HOWLAND, Maine — An infusion of $650,000 from the Nature Conservancy and the Atlantic Salmon Federation will help finish what has been called the “largest river restoration project in the country,” officials said Tuesday.
The Penobscot River Restoration Trust is using the money to clear debris from its $3.2 million fish bypass and the town-owned former Howland tannery site near Route 155, river restoration trust officials said. The work began last week. Once that work is finished, the historic $63.5 million restoration of the river will be complete.
The project is expected to deliver large-scale ecological, cultural, recreational and economic benefits throughout New England’s second largest watershed and has already begun to restore the river’s sea-run fish, the Penobscot River Restoration Trust stated in a news release. It also is
providing rippling benefits to wildlife along the river corridor and out into the Gulf of Maine, the trust stated.
“This project of local, national and global significance was reliant on a long-lasting partnership,” Kate Dempsey, state director for The Nature Conservancy in Maine, said in the statement. “So many have come together and recognized that this project is great for nature and for communities that depend on the river.”

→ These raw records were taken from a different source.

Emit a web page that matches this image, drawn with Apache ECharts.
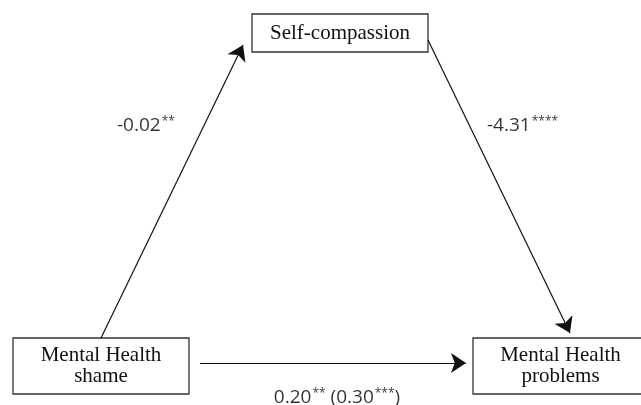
<!DOCTYPE html>
<html>
<head>
<meta charset="utf-8">
<script src="https://cdn.jsdelivr.net/npm/echarts@6/dist/echarts.min.js"></script>
<style>
  html, body { margin: 0; padding: 0; background: #fff; }
  #main { width: 641px; height: 405px; }
</style>
</head>
<body>
<div id="main"></div>
<script>
// boxes of the mediation model
const boxNames = ['Self-compassion', 'Mental Health\nshame', 'Mental Health\nproblems'];

// path coefficients and their stars (a, b, c' and total c)
const pathCoefs = ['-0.02', '-4.31', '0.20'];
const pathStars = ['**', '****', '**'];
const totalCoef = '0.30';
const totalStars = '***';

// layout (diagram units, one unit = one pixel of the picture)
const boxRects = [[252, 14, 428, 52], [13, 338, 189, 394], [473, 338, 648, 394]];
const arrowPaths = [[[101, 338], [243, 45]], [[428, 40], [570, 333]], [[200, 363], [466, 363]]];
const labelSpots = [[117, 126], [487, 126], [337, 398]];

var chartDom = document.getElementById('main');
var myChart = echarts.init(chartDom, null, { renderer: 'canvas' });

let labelTexts = [
    '{n|' + pathCoefs[0] + '}{s|' + pathStars[0] + '}',
    '{n|' + pathCoefs[1] + '}{s|' + pathStars[1] + '}',
    '{n|' + pathCoefs[2] + '}{s|' + pathStars[2] + '}{n| (' + totalCoef + '}{s|' + totalStars + '}{n|)}'
];

let richStyle = {
    n: { fontFamily: 'Open Sans', fontSize: 19, color: '#000', lineHeight: 20 },
    s: { fontFamily: 'Open Sans', fontSize: 12, color: '#000', verticalAlign: 'top', lineHeight: 12, padding: [0, 0, 0, 1] }
};

var option = {
    animation: false,
    grid: { left: 0, right: 0, top: 0, bottom: 0 },
    xAxis: { type: 'value', min: 0, max: 641, show: false },
    yAxis: { type: 'value', min: 0, max: 405, inverse: true, show: false },
    series: [
        {
            type: 'custom',
            coordinateSystem: 'cartesian2d',
            clip: false,
            encode: { x: [0, 2], y: [1, 3] },
            data: boxRects.map(function (r, i) { return r.concat([i]); }),
            renderItem: function (params, api) {
                let p0 = api.coord([api.value(0), api.value(1)]);
                let p1 = api.coord([api.value(2), api.value(3)]);
                let idx = api.value(4);
                return {
                    type: 'group',
                    children: [
                        {
                            type: 'rect',
                            shape: { x: p0[0], y: p0[1], width: p1[0] - p0[0], height: p1[1] - p0[1] },
                            style: { fill: '#fff', stroke: '#333', lineWidth: 1.3 }
                        },
                        {
                            type: 'text',
                            x: (p0[0] + p1[0]) / 2,
                            y: (p0[1] + p1[1]) / 2,
                            style: {
                                text: boxNames[idx],
                                fill: '#111',
                                font: '21px "Liberation Serif"',
                                lineHeight: 21,
                                align: 'center',
                                verticalAlign: 'middle'
                            }
                        }
                    ]
                };
            }
        },
        {
            type: 'lines',
            coordinateSystem: 'cartesian2d',
            symbol: ['none', 'arrow'],
            symbolSize: [8, 15],
            lineStyle: { color: '#111', width: 1.2, opacity: 1 },
            data: arrowPaths.map(function (p) { return { coords: p }; })
        },
        {
            type: 'scatter',
            symbolSize: 0,
            silent: true,
            data: labelSpots.map(function (p, i) {
                return {
                    value: p,
                    label: {
                        show: true,
                        position: i === 2 ? 'inside' : 'right',
                        distance: 0,
                        color: '#000',
                        fontSize: 19,
                        fontFamily: 'Open Sans',
                        formatter: labelTexts[i],
                        rich: richStyle
                    }
                };
            })
        }
    ]
};

option && myChart.setOption(option);
window.addEventListener('resize', function () {
    myChart.resize();
});
</script>
</body>
</html>
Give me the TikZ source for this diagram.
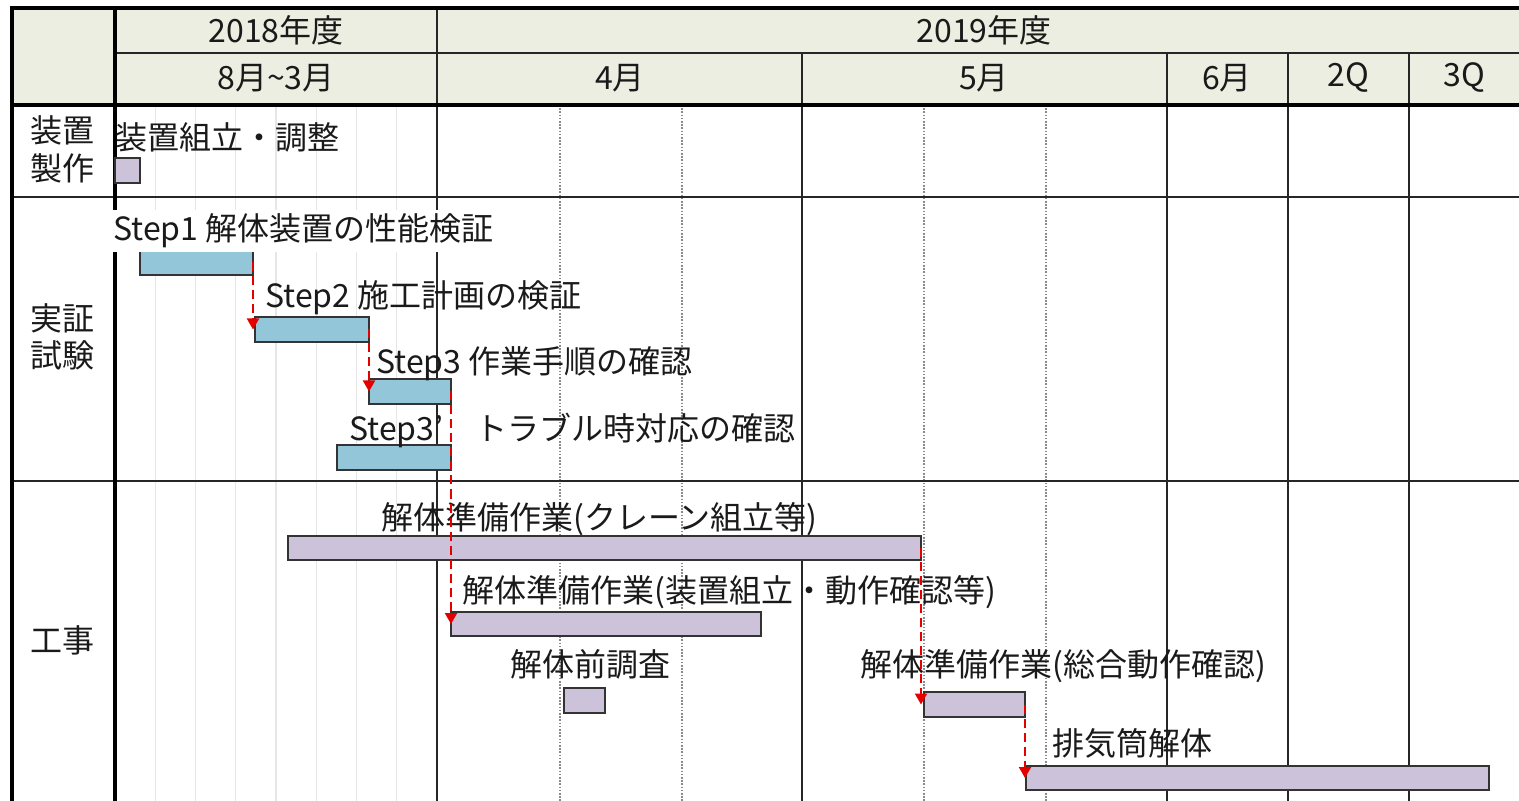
\documentclass[tikz,border=0pt]{standalone}
\usepackage{fontspec}
\setmainfont{Noto Sans CJK JP}
\usetikzlibrary{arrows.meta}
\definecolor{hdrfill}{HTML}{EBEEE0}
\definecolor{lav}{HTML}{CCC3DB}
\definecolor{aqua}{HTML}{92C6D8}
\definecolor{faint}{HTML}{E6E6E6}
\definecolor{dotg}{HTML}{8A8A8A}
\definecolor{txt}{HTML}{1A1A1A}
\newcommand{\ganttbar}[6]{%
  \node[#6, anchor=north west, minimum width={(#4-#2)*0.5pt}, minimum height={(#5-#3)*0.5pt}] (#1) at (#2,#3) {};}
\begin{document}
\begin{tikzpicture}[x=0.5pt,y=-0.5pt,
  thick line/.style={line width=2pt, black},
  thin line/.style={line width=1pt, black!85},
  lbl/.style={inner sep=0pt, text=txt, font=\fontsize{16}{19}\selectfont},
  barbox/.style={draw=black!80, line width=0.9pt, inner sep=0pt, outer sep=0pt},
  barP/.style={barbox, fill=lav},
  barB/.style={barbox, fill=aqua},
  dep/.style={red!90!black, line width=1pt, dash pattern=on 4.5pt off 2.5pt,
    -{Triangle[width=6pt,length=5.5pt]}}]
\useasboundingbox (0,0) rectangle (1519,801);
% header fills
\fill[hdrfill] (12,8) rectangle (1519,105);
% faint lines in 2018 column
\foreach \i in {1,...,7} {
  \draw[faint, line width=0.6pt] ({115+\i*40.25},105) -- ({115+\i*40.25},801);
}
% dotted week lines
\foreach \xx in {560,682,924,1046} {
  \draw[dotg, line width=0.7pt, dash pattern=on 0.8pt off 0.8pt] (\xx,105) -- (\xx,801);
}
% grid
\draw[thin line] (115,53) -- (1519,53);
\draw[thin line] (12,197) -- (1519,197);
\draw[thin line] (12,481) -- (1519,481);
\draw[thin line] (437,8) -- (437,801);
\foreach \xx in {802,1167,1288,1409} { \draw[thin line] (\xx,53) -- (\xx,801); }
\draw[thick line] (10,8) -- (1519,8);
\draw[thick line] (12,6) -- (12,801);
\draw[thick line] (115,6) -- (115,801);
\draw[thick line] (12,105) -- (1519,105);
% header text
\node[lbl] (y2018) at (276,30) {2018年度};
\node[lbl] (y2019) at (984,30) {2019年度};
\node[lbl] (m83) at (276,78) {8月\textasciitilde 3月};
\node[lbl] (m4) at (620,78) {4月};
\node[lbl] (m5) at (984,78) {5月};
\node[lbl] (m6) at (1227,78) {6月};
\node[lbl] (q2) at (1348,78) {2Q};
\node[lbl] (q3) at (1464,78) {3Q};
% row labels
\node[lbl] (r1a) at (62,130) {装置};
\node[lbl] (r1b) at (62,168) {製作};
\node[lbl] (r2a) at (62,318) {実証};
\node[lbl] (r2b) at (62,355) {試験};
\node[lbl] (r3) at (62,640) {工事};
% bars
\ganttbar{b0}{115}{158}{140}{183}{barP}
\ganttbar{s1}{140}{250}{253}{275}{barB}
\ganttbar{s2}{255}{317}{369}{342}{barB}
\ganttbar{s3}{369}{379}{451}{404}{barB}
\ganttbar{s3b}{337}{445}{451}{470}{barB}
\ganttbar{k1}{288}{536}{921}{560}{barP}
\ganttbar{k2}{451}{612}{761}{636}{barP}
\ganttbar{k3}{564}{688}{605}{713}{barP}
\ganttbar{k4}{924}{692}{1025}{717}{barP}
\ganttbar{k5}{1026}{766}{1489}{790}{barP}
% labels
\node[lbl, anchor=west] (l0) at (115,137) {装置組立・調整};
\node[lbl, anchor=west, fill=white, inner ysep=2pt] (l1) at (113,231) {Step1 解体装置の性能検証};
\node[lbl, anchor=west] (l2) at (265,298) {Step2 施工計画の検証};
\node[lbl, anchor=west] (l3) at (376,364) {Step3 作業手順の確認};
\node[lbl, anchor=west] (l3b) at (349,430) {Step3’　トラブル時対応の確認};
\node[lbl, anchor=west] (lk1) at (381,519) {解体準備作業(クレーン組立等)};
\node[lbl, anchor=west] (lk2) at (462,592) {解体準備作業(装置組立・動作確認等)};
\node[lbl, anchor=west] (lk3) at (510,664) {解体前調査};
\node[lbl, anchor=west] (lk4) at (860,666) {解体準備作業(総合動作確認)};
\node[lbl, anchor=west] (lk5) at (1052,743) {排気筒解体};
% dependencies
\draw[dep] (s1.east) -- (s1.east |- s2.west);
\draw[dep] (s2.east) -- (s2.east |- s3.west);
\draw[dep] (s3.east) -- (s3.east |- k2.west);
\draw[dep] (k1.east) -- (k1.east |- k4.west);
\draw[dep] (k4.east) -- (k4.east |- k5.west);
\end{tikzpicture}
\end{document}
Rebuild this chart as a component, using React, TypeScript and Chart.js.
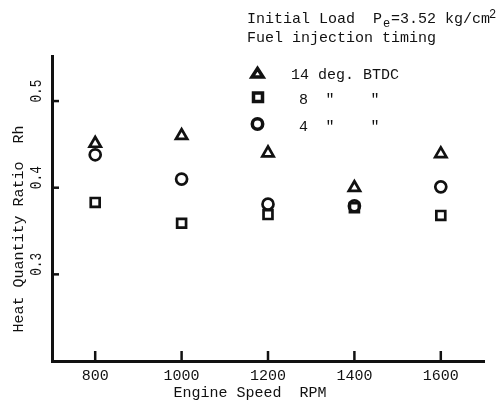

A spokesman for the Atlantic Salmon Federation said the donation should help ensure increasing fish populations in the rivers and streams of northern Maine.
“As restoration of the Penobscot River is the top priority of the Atlantic Salmon Federation [ASF] in the U.S., we are excited to help meet the funding goal to complete the Howland bypass channel,” Bill Taylor, president of ASF, said. “By improving access to spawning grounds for Atlantic salmon and all the other sea-run species that are important to the river’s ecosystem, we are creating the conditions needed for these populations to rebound.”
This final funding will allow the completion of the Howland bypass channel this spring in time for the celebration of the conclusion of the entire project in June. The river channel around the Howland Dam is the last phase of a project that began in 2004. Dam owners, the state, the Penobscot Indian Nation, federal agencies and six conservation groups worked together, with broad community input, to implement the plan to restore sea-run fisheries on the river, while maintaining hydropower generation.
The project partners have raised what federation Vice President Andrew Goode estimated Tuesday to be $63.5 million in private and federal funds to implement the agreement that removed the Great Works Dam in 2011, the Veazie Dam in 2013 and has decommissioned the Howland Dam and built a new river channel around the old dam.
Simultaneously, the hydropower companies have increased energy generation at their remaining facilities and built a state of the art fish elevator at what is now the first dam on the river, the Milford Dam.